Task goal: Repeat the material exactly from its first line to the line that includes "import matplotlib.patheffects as pe". Skip pictures.
━━━━━━━━━━━━━━━━
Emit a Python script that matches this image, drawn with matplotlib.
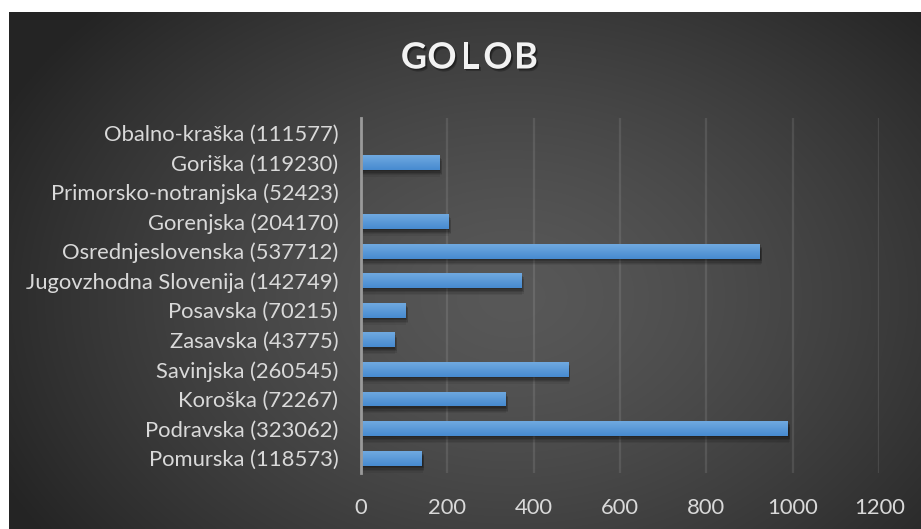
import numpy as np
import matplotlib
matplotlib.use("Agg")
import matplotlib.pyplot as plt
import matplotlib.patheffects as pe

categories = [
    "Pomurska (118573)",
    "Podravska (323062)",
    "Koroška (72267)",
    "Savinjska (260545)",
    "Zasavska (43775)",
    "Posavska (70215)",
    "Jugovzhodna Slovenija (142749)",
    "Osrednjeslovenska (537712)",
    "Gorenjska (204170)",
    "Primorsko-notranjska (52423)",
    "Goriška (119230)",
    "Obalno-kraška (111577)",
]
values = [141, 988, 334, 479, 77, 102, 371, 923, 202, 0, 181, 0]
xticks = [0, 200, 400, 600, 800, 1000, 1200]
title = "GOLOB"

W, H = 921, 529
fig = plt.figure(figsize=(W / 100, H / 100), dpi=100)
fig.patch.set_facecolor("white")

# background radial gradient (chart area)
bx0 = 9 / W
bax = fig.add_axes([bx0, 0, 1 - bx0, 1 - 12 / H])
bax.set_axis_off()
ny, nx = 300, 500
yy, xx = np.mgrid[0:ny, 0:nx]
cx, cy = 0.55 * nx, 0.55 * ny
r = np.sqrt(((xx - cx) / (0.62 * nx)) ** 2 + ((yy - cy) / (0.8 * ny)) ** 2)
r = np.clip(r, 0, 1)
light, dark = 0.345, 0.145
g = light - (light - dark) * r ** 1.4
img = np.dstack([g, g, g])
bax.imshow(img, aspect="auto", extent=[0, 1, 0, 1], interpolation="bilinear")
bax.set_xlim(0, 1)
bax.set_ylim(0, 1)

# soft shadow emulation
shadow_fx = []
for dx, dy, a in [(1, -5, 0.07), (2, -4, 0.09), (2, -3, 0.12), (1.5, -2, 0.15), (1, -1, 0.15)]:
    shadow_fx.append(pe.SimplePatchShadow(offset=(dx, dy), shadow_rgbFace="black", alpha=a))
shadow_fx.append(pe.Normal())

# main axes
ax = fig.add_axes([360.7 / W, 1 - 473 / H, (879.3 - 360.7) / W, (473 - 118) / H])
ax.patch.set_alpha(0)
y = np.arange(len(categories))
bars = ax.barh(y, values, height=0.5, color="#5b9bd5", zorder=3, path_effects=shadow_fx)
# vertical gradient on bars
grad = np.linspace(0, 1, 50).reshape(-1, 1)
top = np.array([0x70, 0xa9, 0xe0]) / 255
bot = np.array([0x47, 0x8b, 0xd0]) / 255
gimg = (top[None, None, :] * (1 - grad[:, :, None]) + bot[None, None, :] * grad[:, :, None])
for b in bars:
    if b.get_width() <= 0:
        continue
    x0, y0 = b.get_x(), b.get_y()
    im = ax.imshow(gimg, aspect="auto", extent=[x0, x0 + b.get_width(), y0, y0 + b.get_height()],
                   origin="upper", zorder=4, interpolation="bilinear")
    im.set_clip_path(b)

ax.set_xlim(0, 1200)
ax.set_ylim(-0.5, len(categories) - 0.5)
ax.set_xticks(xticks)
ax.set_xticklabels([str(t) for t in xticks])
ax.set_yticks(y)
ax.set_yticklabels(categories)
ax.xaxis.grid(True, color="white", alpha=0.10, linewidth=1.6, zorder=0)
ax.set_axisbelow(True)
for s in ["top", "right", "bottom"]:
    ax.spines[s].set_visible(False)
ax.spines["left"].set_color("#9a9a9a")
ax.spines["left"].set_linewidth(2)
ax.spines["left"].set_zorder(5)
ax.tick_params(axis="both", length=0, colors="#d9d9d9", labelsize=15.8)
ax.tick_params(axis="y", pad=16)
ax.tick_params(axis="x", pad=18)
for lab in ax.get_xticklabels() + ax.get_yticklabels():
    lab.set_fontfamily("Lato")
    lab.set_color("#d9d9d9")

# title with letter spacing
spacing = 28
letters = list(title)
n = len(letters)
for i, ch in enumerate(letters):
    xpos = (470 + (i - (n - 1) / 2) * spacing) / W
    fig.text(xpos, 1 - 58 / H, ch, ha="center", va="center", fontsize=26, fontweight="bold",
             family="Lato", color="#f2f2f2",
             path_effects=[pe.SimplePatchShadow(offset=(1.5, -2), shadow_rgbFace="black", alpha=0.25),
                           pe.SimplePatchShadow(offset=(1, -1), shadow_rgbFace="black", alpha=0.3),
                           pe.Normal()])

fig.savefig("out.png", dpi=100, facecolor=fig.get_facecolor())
━━━━━━━━━━━━━━━━
Response:
Emit a Python script that matches this image, drawn with matplotlib.
import numpy as np
import matplotlib
matplotlib.use("Agg")
import matplotlib.pyplot as plt
import matplotlib.patheffects as pe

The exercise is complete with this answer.